Recensione: First Man di Damien Chazelle

Squadra che vince non si cambia: torna l’accoppiata Chazelle + Gosling. First Man è una storia a metà tra verismo e sci-fi.
Dalle prime immagini siamo annegati nel suono: senza coordinate geografiche, siamo persi in un ambiente claustrofobico del quale non sappiamo nulla. Dai primi secondi appare chiaro che il giovane regista franco-canadese ha deciso di raccontare una storia nota in modo inaspettato.
First Man ci racconta l’atterraggio sulla luna e dei momenti che precedono il noto successo a stelle e strisce. Ma come si racconta una storia famosa, senza ricadere nel cliché? Come si fa ad allontanarsi dal rischio di creare una narrazione favolistica o celebrativa? Attraverso le minuzie. Infatti la storia si fa forte delle cose infinitesimali, si regge sullo sguardo di chi ha a che fare con qualcosa di molto più grande di sé, nel lavoro come nel privato.
chazelle
La narrazione passa attraverso lo sguardo di un uomo schivo, di poche parole, spesso incapace di esprimere le proprie emozioni: la vita gli sfugge proprio nei momenti salienti, di cui non cogliamo che istanti. Il Neil Armstrong interpretato da Ryan Gosling ci appare estremamente umano. L’attore ci racconta della preparazione della parte, della lettura del testo di James R. Hansen – lo stesso che ha ispirato la sceneggiatura di Josh Singer – e delle lunghe chiacchierate con la famiglia dell’astronauta.
Così come la vita privata e quella lavorativa del protagonista sembrano incapaci di incontrarsi, così avviene nel sound che sembra sottolineare i due universi separati. Il mondo terreno e la vita domestica, sorretta dall’impeccabile recitazione di Claire Foy nei panni della signora Armstrong (Janet Shearon), sono contraddistinti da sonorità armoniche: emergono tra tutte le note all’arpa. Lo spazio è immerso in un fitto layering sonoro, à la Dunkirk, nel quale il “rumore” diventa protagonista; i due universi si incontrano in un unico frangente nel quale la vita della casalinga viene assalita dalla presenza dei paparazzi, proprio durante una delle missioni del marito, l’intreccio sonoro dei due universi dà vita ad un momento visivamente intensi.

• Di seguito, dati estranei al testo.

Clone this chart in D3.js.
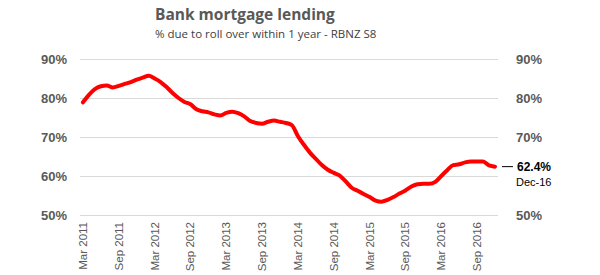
<!DOCTYPE html>
<html>
<head>
<meta charset="utf-8">
<script src="https://cdn.jsdelivr.net/npm/d3@7"></script>
<style>
  body { margin: 0; background: #fff; }
  svg { display: block; }
</style>
</head>
<body>
<div class="chart"></div>
<script>
// data: % of bank mortgage lending due to roll over within 1 year (monthly, Mar 2011 - Dec 2016)
const firstMonth = new Date(2011, 2, 1);
const values = [
  78.9, 80.8, 82.3, 83.0, 83.2, 82.7, 83.1, 83.6, 84.1, 84.7, 85.2, 85.7,
  85.0, 84.1, 82.8, 81.3, 80.0, 79.0, 78.4, 77.1, 76.6, 76.3, 75.8, 75.5,
  76.2, 76.5, 76.1, 75.3, 74.1, 73.6, 73.4, 73.9, 74.2, 73.9, 73.6, 73.0,
  70.2, 68.0, 66.0, 64.4, 62.8, 61.6, 60.8, 60.1, 58.6, 57.0, 56.2, 55.4,
  54.6, 53.7, 53.4, 53.9, 54.6, 55.5, 56.3, 57.3, 57.9, 58.0, 58.0, 58.5,
  60.0, 61.5, 62.8, 63.0, 63.5, 63.7, 63.7, 63.7, 62.7, 62.4
];
const months = d3.timeMonth.range(firstMonth, d3.timeMonth.offset(firstMonth, values.length));
const yTicks = [50, 60, 70, 80, 90];
const yTicksRight = [50, 70, 80, 90];
const lastLabel = '62.4%';
const lastDate = 'Dec-16';

const width = 600, height = 275;
const margin = { top: 59, right: 102, bottom: 60, left: 80 };

const svg = d3.select('.chart')
  .append('svg')
  .attr('width', width)
  .attr('height', height);

// 标题
svg.append('text')
  .attr('x', 155)
  .attr('y', 20)
  .attr('font-family', 'Open Sans')
  .attr('font-weight', 'bold')
  .attr('font-size', 15.5)
  .attr('fill', '#595959')
  .text('Bank mortgage lending');

svg.append('text')
  .attr('x', 155)
  .attr('y', 38)
  .attr('font-family', 'Open Sans')
  .attr('font-size', 11.5)
  .attr('fill', '#404040')
  .text('% due to roll over within 1 year - RBNZ S8');

const x = d3.scaleBand()
  .domain(months)
  .range([margin.left, width - margin.right]);

const y = d3.scaleLinear()
  .domain([50, 90])
  .range([height - margin.bottom, margin.top]);

// 网格线
svg.append('g')
  .selectAll('line')
  .data(yTicks)
  .enter()
  .append('line')
  .attr('x1', margin.left)
  .attr('x2', width - margin.right)
  .attr('y1', d => Math.round(y(d)) + 0.5)
  .attr('y2', d => Math.round(y(d)) + 0.5)
  .attr('stroke', '#d9d9d9')
  .attr('stroke-width', 1);

const fmt = d => d + '%';

// 左右纵轴（右轴 60% 让位给末值标注）
const yLeft = svg.append('g')
  .attr('transform', `translate(${margin.left - 13},0)`)
  .call(d3.axisLeft(y).tickValues(yTicks).tickFormat(fmt).tickSize(0).tickPadding(0));
const yRight = svg.append('g')
  .attr('transform', `translate(${width - margin.right + 18},0)`)
  .call(d3.axisRight(y).tickValues(yTicksRight).tickFormat(fmt).tickSize(0).tickPadding(0));

[yLeft, yRight].forEach(g => {
  g.select('.domain').remove();
  g.selectAll('text')
    .attr('font-family', 'Liberation Sans')
    .attr('font-weight', 'bold')
    .attr('font-size', 13)
    .attr('fill', '#595959');
});

// 横轴
const fmtMonth = d3.timeFormat('%b %Y');
const xAxis = svg.append('g')
  .attr('transform', `translate(0,${height - margin.bottom})`)
  .call(d3.axisBottom(x)
    .tickValues(months.filter((d, i) => i % 6 === 0))
    .tickFormat(fmtMonth)
    .tickSize(0)
    .tickPadding(0));
xAxis.select('.domain').remove();
xAxis.selectAll('text')
  .attr('font-family', 'Liberation Sans')
  .attr('font-size', 11.5)
  .attr('fill', '#595959')
  .attr('text-anchor', 'end')
  .attr('dy', null)
  .attr('y', 0)
  .attr('transform', 'translate(4,7) rotate(-90)');

// 折线
const line = d3.line()
  .x((d, i) => x(months[i]) + x.bandwidth() / 2)
  .y(d => y(d))
  .curve(d3.curveMonotoneX);

svg.append('path')
  .datum(values)
  .attr('d', line)
  .attr('fill', 'none')
  .attr('stroke', '#ff0000')
  .attr('stroke-width', 4)
  .attr('stroke-linejoin', 'round')
  .attr('stroke-linecap', 'round');

// 末值标注
const lastY = y(values[values.length - 1]);
svg.append('line')
  .attr('x1', width - margin.right + 4)
  .attr('x2', width - margin.right + 15)
  .attr('y1', lastY)
  .attr('y2', lastY)
  .attr('stroke', '#000')
  .attr('stroke-width', 1);

svg.append('text')
  .attr('x', width - margin.right + 19)
  .attr('y', lastY + 4.5)
  .attr('font-family', 'Liberation Sans')
  .attr('font-weight', 'bold')
  .attr('font-size', 12)
  .attr('fill', '#000')
  .text(lastLabel);

svg.append('text')
  .attr('x', width - margin.right + 18)
  .attr('y', lastY + 19)
  .attr('font-family', 'Liberation Sans')
  .attr('font-size', 11)
  .attr('fill', '#000')
  .text(lastDate);
</script>
</body>
</html>
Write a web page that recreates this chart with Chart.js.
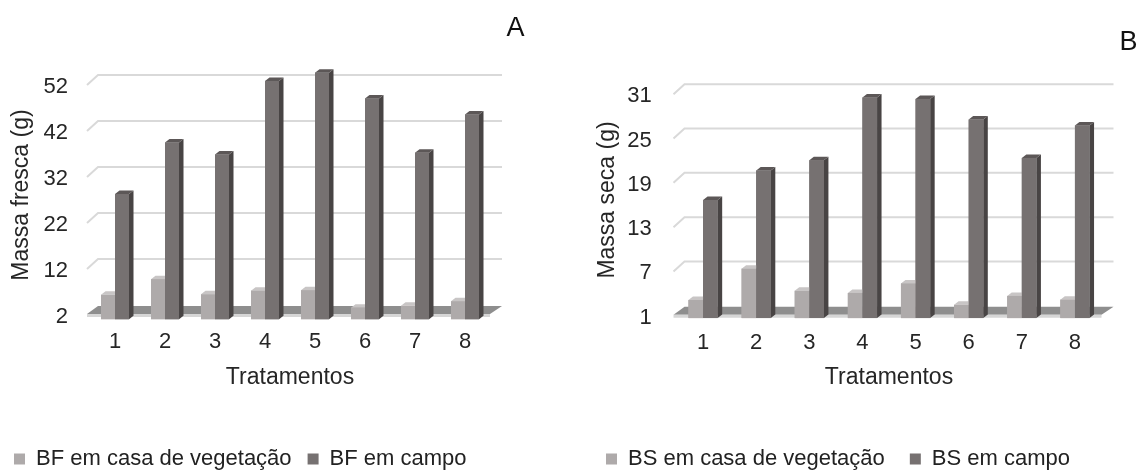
<!DOCTYPE html>
<html>
<head>
<meta charset="utf-8">
<script src="https://cdn.jsdelivr.net/npm/chart.js@4.4.1/dist/chart.umd.min.js"></script>
<style>
  html, body { margin: 0; padding: 0; background: #fff; }
  #wrap { position: relative; width: 1141px; height: 471px; overflow: hidden; }
  canvas { position: absolute; top: 0; }
  #chart-a { left: 0; }
  #chart-b { left: 570px; }
</style>
</head>
<body>
<div id="wrap">
  <canvas id="chart-a" width="570" height="471"></canvas>
  <canvas id="chart-b" width="571" height="471"></canvas>
</div>
<script>
// values
const treatments = ["1", "2", "3", "4", "5", "6", "7", "8"];

const bfGreenhouse = [5.3, 8.7, 5.4, 6.2, 6.3, 2.5, 2.9, 3.9];
const bfField = [27.2, 38.4, 35.8, 51.8, 53.6, 48.0, 36.2, 44.5];
const freshTicks = { min: 2, max: 52, step: 10 };

const bsGreenhouse = [2.45, 6.7, 3.7, 3.4, 4.7, 1.8, 3.0, 2.5];
const bsField = [16.0, 20.0, 21.4, 29.9, 29.7, 26.9, 21.7, 26.1];
const dryTicks = { min: 1, max: 31, step: 6 };

Chart.defaults.font.family = "'Liberation Sans', Arial, sans-serif";
Chart.defaults.color = "#262626";

const LIGHT = { front: "#aeaaaa", top: "#c8c5c5", side: "#8b8787" };
const DARK = { front: "#767171", top: "#5c5757", side: "#484444" };
const DX = 4.5, DY = 3.5;

function poly(ctx, pts) {
  ctx.beginPath();
  ctx.moveTo(pts[0][0], pts[0][1]);
  for (let i = 1; i < pts.length; i++) ctx.lineTo(pts[i][0], pts[i][1]);
  ctx.closePath();
  ctx.fill();
}

// fake Excel-style 3D: back wall grid, floor, bar sides and tops
const fake3d = {
  id: "fake3d",
  beforeDatasetsDraw(chart) {
    const { ctx, chartArea: a, scales: { y } } = chart;
    ctx.save();
    // floor
    ctx.fillStyle = "#8e8e8e";
    poly(ctx, [[a.left - 3, a.bottom + 4], [a.right, a.bottom + 4], [a.right + 12, a.bottom - 4], [a.left + 8, a.bottom - 4]]);
    ctx.strokeStyle = "#d6d6d6";
    ctx.lineWidth = 3;
    ctx.beginPath();
    ctx.moveTo(a.left - 3, a.bottom + 5.5);
    ctx.lineTo(a.right, a.bottom + 5.5);
    ctx.stroke();
    // back wall grid lines
    ctx.lineWidth = 2;
    ctx.strokeStyle = "#d9d9d9";
    y.ticks.forEach((t) => {
      if (t.value === y.min) return;
      const py = y.getPixelForValue(t.value);
      ctx.beginPath();
      ctx.moveTo(a.left - 3, py + 5);
      ctx.lineTo(a.left + 8, py - 5);
      ctx.lineTo(a.right + 12, py - 5);
      ctx.stroke();
    });
    ctx.restore();
  },
  afterDatasetsDraw(chart) {
    const ctx = chart.ctx;
    ctx.save();
    chart.data.datasets.forEach((ds, i) => {
      const shade = i === 0 ? LIGHT : DARK;
      chart.getDatasetMeta(i).data.forEach((bar) => {
        const { x, y, base, width } = bar.getProps(["x", "y", "base", "width"], true);
        const l = x - width / 2, r = x + width / 2;
        ctx.fillStyle = shade.side;
        poly(ctx, [[r, y], [r + DX, y - DY], [r + DX, base - DY], [r, base]]);
        ctx.fillStyle = shade.top;
        poly(ctx, [[l, y], [l + DX, y - DY], [r + DX, y - DY], [r, y]]);
        ctx.fillStyle = shade.front;
        ctx.fillRect(l, y, width, base - y);
      });
    });
    ctx.restore();
  },
  afterDraw(chart, args, opts) {
    const ctx = chart.ctx;
    ctx.save();
    ctx.font = "27px 'Liberation Sans', Arial, sans-serif";
    ctx.fillStyle = "#111";
    ctx.textAlign = "center";
    ctx.textBaseline = "middle";
    ctx.fillText(opts.letter, opts.x, opts.y);
    ctx.restore();
  },
};

function makePanel(id, p) {
  const ctx = document.getElementById(id).getContext("2d");
  return new Chart(ctx, {
    type: "bar",
    plugins: [fake3d],
    data: {
      labels: treatments,
      datasets: [
        { label: p.names[0], data: p.light, backgroundColor: LIGHT.front, clip: false },
        { label: p.names[1], data: p.dark, backgroundColor: DARK.front, clip: false },
      ],
    },
    options: {
      responsive: false,
      animation: false,
      categoryPercentage: p.catPct,
      barPercentage: 1,
      layout: { padding: p.pad },
      plugins: {
        tooltip: { enabled: false },
        fake3d: p.tag,
        legend: {
          position: "bottom",
          align: "start",
          labels: { boxWidth: 11, boxHeight: 11, padding: p.legendPad, font: { size: 22 }, color: "#222" },
        },
      },
      scales: {
        x: {
          grid: { display: false, drawTicks: false },
          border: { display: false },
          ticks: { padding: 19, font: { size: 22 } },
          title: { display: true, text: "Tratamentos", font: { size: 23 }, padding: { top: 0, bottom: p.xTitlePad } },
          afterFit(scale) { scale.height = p.xHeight; },
        },
        y: {
          min: p.ticks.min,
          max: p.ticks.max,
          grid: { display: false, drawTicks: false },
          border: { display: false },
          ticks: { stepSize: p.ticks.step, padding: p.tickPad, labelOffset: 7, font: { size: 22 } },
          title: { display: true, text: p.yTitle, font: { size: 23 }, padding: { top: p.yTitlePad, bottom: 0 } },
          afterFit(scale) { scale.width = p.yWidth; },
        },
      },
    },
  });
}

makePanel("chart-a", {
  names: ["BF em casa de vegetação", "BF em campo"],
  light: bfGreenhouse,
  dark: bfField,
  ticks: freshTicks,
  yTitle: "Massa fresca (g)",
  catPct: 0.56,
  pad: { left: -2, right: 80, top: 80, bottom: -9 },
  legendPad: 16,
  xHeight: 122,
  xTitlePad: 41,
  yWidth: 92,
  yTitlePad: 10,
  tickPad: 22,
  tag: { letter: "A", x: 515.5, y: 29 },
});

makePanel("chart-b", {
  names: ["BS em casa de vegetação", "BS em campo"],
  light: bsGreenhouse,
  dark: bsField,
  ticks: dryTicks,
  yTitle: "Massa seca (g)",
  catPct: 0.55,
  pad: { left: 11, right: 39.5, top: 89.3, bottom: -9 },
  legendPad: 25,
  xHeight: 112.3,
  xTitlePad: 32,
  yWidth: 95.5,
  yTitlePad: 12.7,
  tickPad: 24.8,
  tag: { letter: "B", x: 558.5, y: 43 },
});
</script>
</body>
</html>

Tra gli elementi visuali che collaborano a rendere il film partecipativo ci sono sicuramente soggettive e camera a mano; colpisce il gusto per i dettagli: penso al riflesso degli astronauti sull’ascensore per accedere al razzo, un’immagine che in un frangente riesce a far immedesimare lo spettatore, diventando emblema del focus sul punto di vista degli astronauti.
Il film di Chazelle riesce a scampare dal pericolo di fornire una narrazione stereotipata, senza dimenticarne gli oppositori e soprattutto le perdite, il tutto in un equilibrio però sfuggente.